Despite the occasional clunkiness of the script, and a pacing so desultory even the characters’ eyes seem to occasionally glaze over, Murdoch coaxes some genuine sparkle and chemistry out of his three leads – Alexander’s performance in particular threatens to arrive at moments of genuinely engaging pathos and humour, and Browning’s Eve glints magnetically with the promise of greater depths: there’s a scene in a bathtub (no, not that kind of scene) which is beautifully pitched and resonant and speaks to all the places this film could have gone but doesn’t.

Tellingly, the city of Glasgow reverberates with as much if not more vivacity than the characters it is peopled with here; the evident thought that has gone into the screenplay and subsequent cinematography in this regard being one of the saving graces of the film. Historically, popular musicals – from Oklahoma through Bye Bye Birdie, Show Boat, and West Side Story – have always invested locality with considerable meaning and presence, and Murdoch’s film is no exception. Cinematographer Giles Nuttgens is as equally in love with the charismatic face of Glasgow as he is Browning’s, affording an effective translation of the hard wet summer skies of the city into a series of sporadically evocative tableaux, against which the pointedly off-beat indie-chic of the protagonists’ attire sheds much of its contrivance, or at least our registering of it. Here as elsewhere, God Help The Girl strains for a quality of highly-stylised artistry which would have transformed the film had they really committed to it; but again, there is a greediness to the film which results in attenuation. God Help The Girl simultaneously strives for abstraction whilst insisting it drinks at the kitchen sink, leaving us somewhere between a puddle and a rainbow.

That said, the musical sequences do afford many treacly satisfying moments; ‘I’ll Have to Dance with Cassie’, in which Eve toyingly settles for a turn around the hall with her girlfriend in the absence of “a lover with the candour of a friend” is a set-piece which suddenly – and pleasingly – brings Once More With Feeling – the unfalteringly brilliant all-musical episode of Buffy to mind; but it’s a comparison which flags up just how sharp and deftly-handled Whedon’s 45 minute musical excursion is, when compared to Murdoch’s nearly-two-hour long, frustratingly insubstantial offering. God Help The Girl shows its hand with musical scenes which hover persistently at a point of potency, mining the poetic qualities of suburban swimming pools and rehearsal studios as backdrops for melodic articulations of conviction and self-distrust: but, frustratingly, despite flourishes of grabbing the reins, it lets them go slack time and again.

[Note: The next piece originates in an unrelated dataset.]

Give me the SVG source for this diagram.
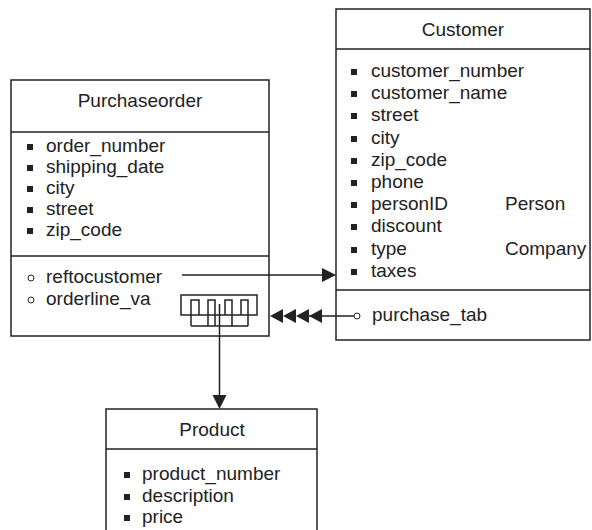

The Buffy comparison is, perhaps, unfair, but it is one that nonetheless hints at the problem here. God Help The Girl doesn’t really know what it is, which is not always a bad thing, but becomes one when it chases so many ideas down without catching up with any of them. Despite its flirting with the darker corners of the story it wants to tell, God Help The Girl’s dalliance with them ultimately feels tokenistic and shoehorned in; depression and extreme body dysmorphia diluted down into a plot device which didn’t really need to be there in the first place, countered with self-conscious ruminations on whimsy and cliché which ultimately lead to hollowness. There’s a lot of promise in God Help The Girl, and an inkling that in a different vehicle that promise would – and perhaps will – be fulfilled; in the end, there’s just about enough here to keep me on the lookout.